Bluntly, you can’t buy a V12 Vantage. The 333-car run was sold before anyone had even driven it, presumably to people who know that this last-of-line machine was the final iteration before electricity becomes involved. A certain amount of speculation is a certainty, and at circa 270 thousand pounds, it’s not for the faint-hearted or thin of wallet.
With a regular V8 Vantage weighing in at under £120k and the lovely F1 Edition £142k, you have to really want that V12 noise (or be a collector/enthusiast) to warrant the 12-cylinder.
Saying that, there’s immense fun to be had on the Aston Martin configurator; there are some truly epic combinations of colour and trim to be had, from the subtle to the psychotic.
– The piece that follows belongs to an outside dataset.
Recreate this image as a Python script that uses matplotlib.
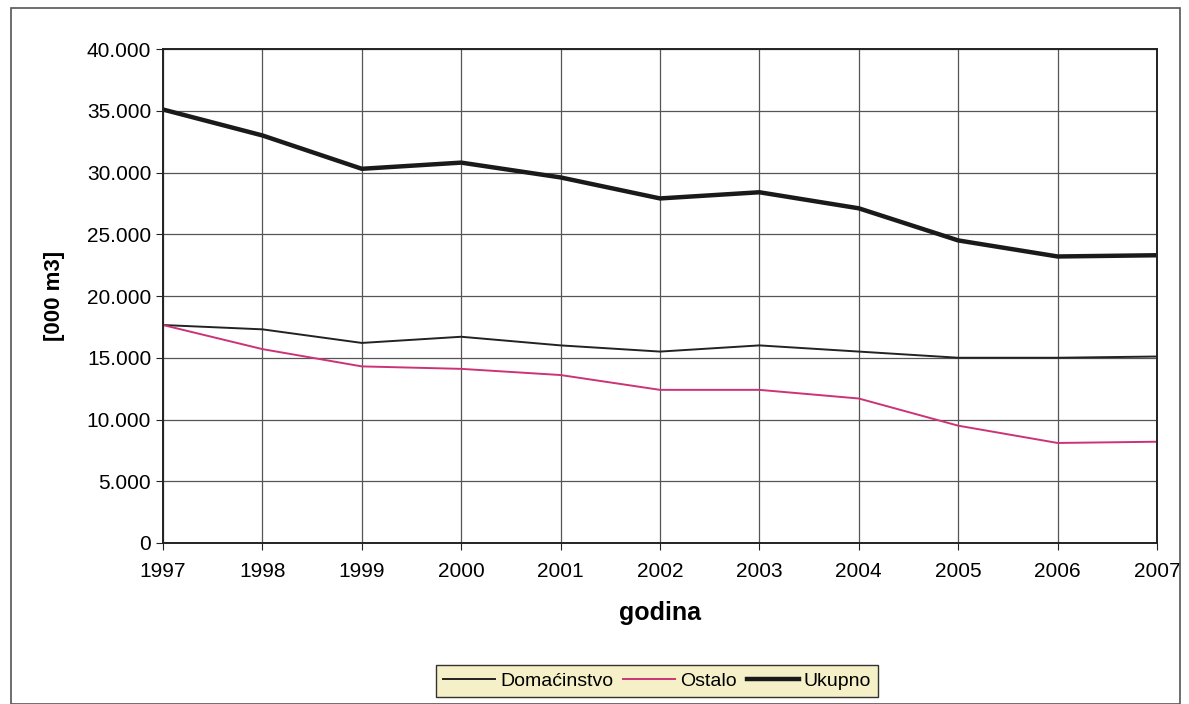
import matplotlib
matplotlib.use('Agg')
from matplotlib import pyplot as plt
from matplotlib.patches import Rectangle

years = [1997, 1998, 1999, 2000, 2001, 2002, 2003, 2004, 2005, 2006, 2007]
domacinstvo = [17650, 17300, 16200, 16700, 16000, 15500, 16000, 15500, 15000, 15000, 15100]
ostalo = [17650, 15700, 14300, 14100, 13600, 12400, 12400, 11700, 9500, 8100, 8200]
ukupno = [35100, 33000, 30300, 30800, 29600, 27900, 28400, 27100, 24500, 23200, 23300]
yticks = [0, 5000, 10000, 15000, 20000, 25000, 30000, 35000, 40000]
ytick_labels = ['0', '5.000', '10.000', '15.000', '20.000', '25.000', '30.000', '35.000', '40.000']

plt.rcParams['font.family'] = ['Liberation Sans', 'DejaVu Sans']

fig = plt.figure(figsize=(11.89, 7.04), dpi=100)
fig.patch.set_facecolor('white')
fig.patches.append(Rectangle((11 / 1189, 0.0), 1169 / 1189, 1 - 8 / 704,
                             transform=fig.transFigure, fill=False,
                             edgecolor='#555555', linewidth=1.2))

ax = fig.add_axes([163 / 1189, 1 - 543 / 704, (1157 - 163) / 1189, (543 - 49) / 704])
ax.plot(years, domacinstvo, color='#222222', linewidth=1.4, label='Domaćinstvo')
ax.plot(years, ostalo, color='#cc3377', linewidth=1.4, label='Ostalo')
ax.plot(years, ukupno, color='#1a1a1a', linewidth=3.2, label='Ukupno')

ax.set_xlim(years[0], years[-1])
ax.set_ylim(0, 40000)
ax.set_xticks(years)
ax.set_yticks(yticks)
ax.set_yticklabels(ytick_labels)
ax.tick_params(axis='both', labelsize=15, direction='out', length=5, color='#222222')
ax.tick_params(axis='x', pad=9)
ax.grid(True, color='#555555', linewidth=0.9)
ax.set_axisbelow(True)
for sp in ax.spines.values():
    sp.set_color('#222222')
    sp.set_linewidth(1.4)

ax.set_xlabel('godina', fontsize=18, fontweight='bold', labelpad=14)
ax.set_ylabel('[000 m3]', fontsize=16, fontweight='bold', labelpad=16)

leg = fig.legend(loc='center', bbox_to_anchor=(657 / 1189, 1 - 681 / 704), ncol=3,
                 fontsize=14, frameon=True, fancybox=False, handlelength=2.7,
                 handletextpad=0.25, columnspacing=0.5, borderpad=0.35)
leg.get_frame().set_facecolor('#f6f0c8')
leg.get_frame().set_edgecolor('#333333')
leg.get_frame().set_linewidth(1.0)
leg.get_frame().set_alpha(1)

fig.savefig('out.png', dpi=100)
And that's before you get the bespokerising ‘Q Division’ involved. Carbon packs and different wheels can all up the list price, taking it truly stratospheric, but one assumes that when you’re heading north of £300k on Vantage, you’re not that worried.
TG went for a rear-wingless solid green version with bronze bits and a smattering of carbon and it looked lightly epic. There was also a committed search for a (slower, likely less useful) manual option that had somehow slipped down the back of the spec sofa, but alas, it was not to be found.
Suffice to say, if this is on a posh lease it’ll cost a reasonable mortgage to finance, and it probably invents its own insurance group. You’ll likely find a couple up for £500k within a week of them getting to their first ‘owners’.